**What you will do:** Can you set down, exactly as they appear below, the lines from the opening of the material through the one bearing "from matplotlib.lines import Line2D", minus the pictures?

** START **

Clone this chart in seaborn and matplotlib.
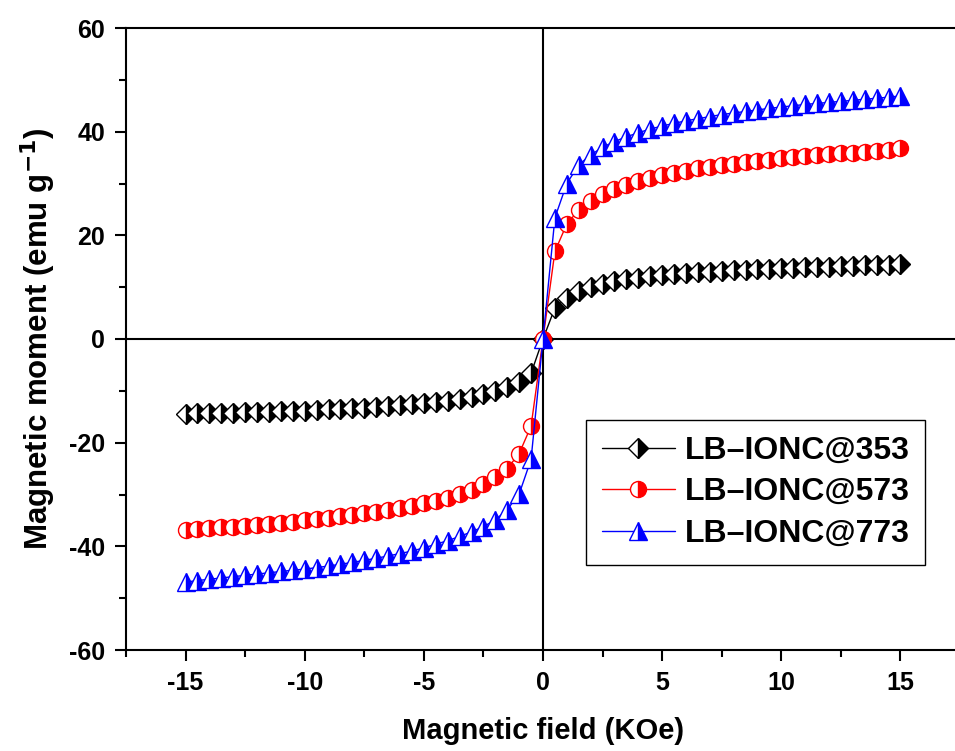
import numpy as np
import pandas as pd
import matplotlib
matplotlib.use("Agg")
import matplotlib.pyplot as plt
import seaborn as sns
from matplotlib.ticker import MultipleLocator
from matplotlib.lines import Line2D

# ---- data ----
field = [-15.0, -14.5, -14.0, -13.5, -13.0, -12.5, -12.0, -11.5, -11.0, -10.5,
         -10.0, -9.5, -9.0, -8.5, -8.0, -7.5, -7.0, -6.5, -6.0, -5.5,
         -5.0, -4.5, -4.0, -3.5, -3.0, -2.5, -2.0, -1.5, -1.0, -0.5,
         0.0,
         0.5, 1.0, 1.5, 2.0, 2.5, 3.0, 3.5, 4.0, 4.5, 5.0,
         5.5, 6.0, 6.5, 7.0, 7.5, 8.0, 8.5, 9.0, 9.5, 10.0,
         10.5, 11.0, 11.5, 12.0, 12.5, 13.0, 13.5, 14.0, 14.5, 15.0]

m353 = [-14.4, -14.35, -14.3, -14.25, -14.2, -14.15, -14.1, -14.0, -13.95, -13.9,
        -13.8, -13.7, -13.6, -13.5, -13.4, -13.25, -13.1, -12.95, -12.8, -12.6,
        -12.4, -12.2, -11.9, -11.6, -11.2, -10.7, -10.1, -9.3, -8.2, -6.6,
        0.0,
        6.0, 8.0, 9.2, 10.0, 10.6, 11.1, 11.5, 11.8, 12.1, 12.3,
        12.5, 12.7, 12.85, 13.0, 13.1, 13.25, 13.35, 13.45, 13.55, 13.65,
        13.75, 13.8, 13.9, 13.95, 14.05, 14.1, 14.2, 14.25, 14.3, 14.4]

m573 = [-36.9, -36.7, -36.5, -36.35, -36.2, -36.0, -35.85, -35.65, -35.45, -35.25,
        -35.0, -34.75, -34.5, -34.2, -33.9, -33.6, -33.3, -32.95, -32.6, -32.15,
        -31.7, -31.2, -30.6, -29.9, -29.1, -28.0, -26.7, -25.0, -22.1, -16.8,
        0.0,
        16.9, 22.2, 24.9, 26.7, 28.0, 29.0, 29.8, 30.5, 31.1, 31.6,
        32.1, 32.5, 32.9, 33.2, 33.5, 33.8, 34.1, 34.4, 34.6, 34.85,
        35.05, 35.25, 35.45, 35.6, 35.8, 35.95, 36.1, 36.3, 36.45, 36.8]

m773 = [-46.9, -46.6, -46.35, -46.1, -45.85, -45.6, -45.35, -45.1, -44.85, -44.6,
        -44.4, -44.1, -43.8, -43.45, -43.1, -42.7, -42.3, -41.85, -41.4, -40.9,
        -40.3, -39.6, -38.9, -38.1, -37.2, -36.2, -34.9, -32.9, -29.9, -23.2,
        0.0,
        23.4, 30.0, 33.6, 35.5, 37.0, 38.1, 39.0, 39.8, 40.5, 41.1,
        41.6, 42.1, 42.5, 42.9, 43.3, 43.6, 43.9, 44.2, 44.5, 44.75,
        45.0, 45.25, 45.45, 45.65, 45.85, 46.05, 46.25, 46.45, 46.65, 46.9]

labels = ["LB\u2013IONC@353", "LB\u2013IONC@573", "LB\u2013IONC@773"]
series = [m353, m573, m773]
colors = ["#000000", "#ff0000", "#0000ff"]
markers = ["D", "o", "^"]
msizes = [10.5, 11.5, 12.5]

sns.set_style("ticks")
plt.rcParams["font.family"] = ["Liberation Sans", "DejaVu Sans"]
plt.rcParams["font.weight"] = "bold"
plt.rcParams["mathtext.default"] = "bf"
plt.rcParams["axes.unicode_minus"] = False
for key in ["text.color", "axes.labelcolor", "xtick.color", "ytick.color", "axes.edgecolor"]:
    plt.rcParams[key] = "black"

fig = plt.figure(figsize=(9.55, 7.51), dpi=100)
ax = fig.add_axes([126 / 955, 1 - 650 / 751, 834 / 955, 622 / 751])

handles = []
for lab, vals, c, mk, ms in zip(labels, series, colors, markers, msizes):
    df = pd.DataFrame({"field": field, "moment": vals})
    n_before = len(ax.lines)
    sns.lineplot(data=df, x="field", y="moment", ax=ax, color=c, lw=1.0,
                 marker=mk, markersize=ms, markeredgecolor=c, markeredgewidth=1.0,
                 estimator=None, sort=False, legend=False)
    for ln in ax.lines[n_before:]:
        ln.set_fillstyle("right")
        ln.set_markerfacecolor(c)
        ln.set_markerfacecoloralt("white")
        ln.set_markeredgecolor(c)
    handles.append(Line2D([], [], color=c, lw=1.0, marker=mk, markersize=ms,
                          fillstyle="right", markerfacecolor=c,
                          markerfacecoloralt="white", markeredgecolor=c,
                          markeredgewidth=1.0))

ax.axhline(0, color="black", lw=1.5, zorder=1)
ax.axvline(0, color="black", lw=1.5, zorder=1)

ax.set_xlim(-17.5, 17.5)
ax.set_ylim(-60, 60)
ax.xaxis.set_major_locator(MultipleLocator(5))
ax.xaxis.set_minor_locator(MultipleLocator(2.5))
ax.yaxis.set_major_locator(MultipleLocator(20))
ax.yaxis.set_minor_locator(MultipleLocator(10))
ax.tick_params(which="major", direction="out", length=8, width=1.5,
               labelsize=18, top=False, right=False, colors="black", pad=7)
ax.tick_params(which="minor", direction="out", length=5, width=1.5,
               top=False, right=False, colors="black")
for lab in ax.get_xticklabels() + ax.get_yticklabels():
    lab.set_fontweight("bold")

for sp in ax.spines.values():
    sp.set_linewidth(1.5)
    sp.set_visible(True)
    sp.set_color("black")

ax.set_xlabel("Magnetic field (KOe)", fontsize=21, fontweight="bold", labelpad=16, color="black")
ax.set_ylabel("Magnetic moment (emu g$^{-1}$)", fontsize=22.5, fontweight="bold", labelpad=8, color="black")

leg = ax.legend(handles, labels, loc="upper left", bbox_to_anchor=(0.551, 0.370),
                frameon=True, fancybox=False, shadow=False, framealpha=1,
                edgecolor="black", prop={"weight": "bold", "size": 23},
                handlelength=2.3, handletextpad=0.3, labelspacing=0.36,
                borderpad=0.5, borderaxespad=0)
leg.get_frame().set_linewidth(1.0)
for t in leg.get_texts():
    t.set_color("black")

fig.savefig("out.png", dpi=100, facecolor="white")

** END **

**Response below:**
Clone this chart in seaborn and matplotlib.
import numpy as np
import pandas as pd
import matplotlib
matplotlib.use("Agg")
import matplotlib.pyplot as plt
import seaborn as sns
from matplotlib.ticker import MultipleLocator
from matplotlib.lines import Line2D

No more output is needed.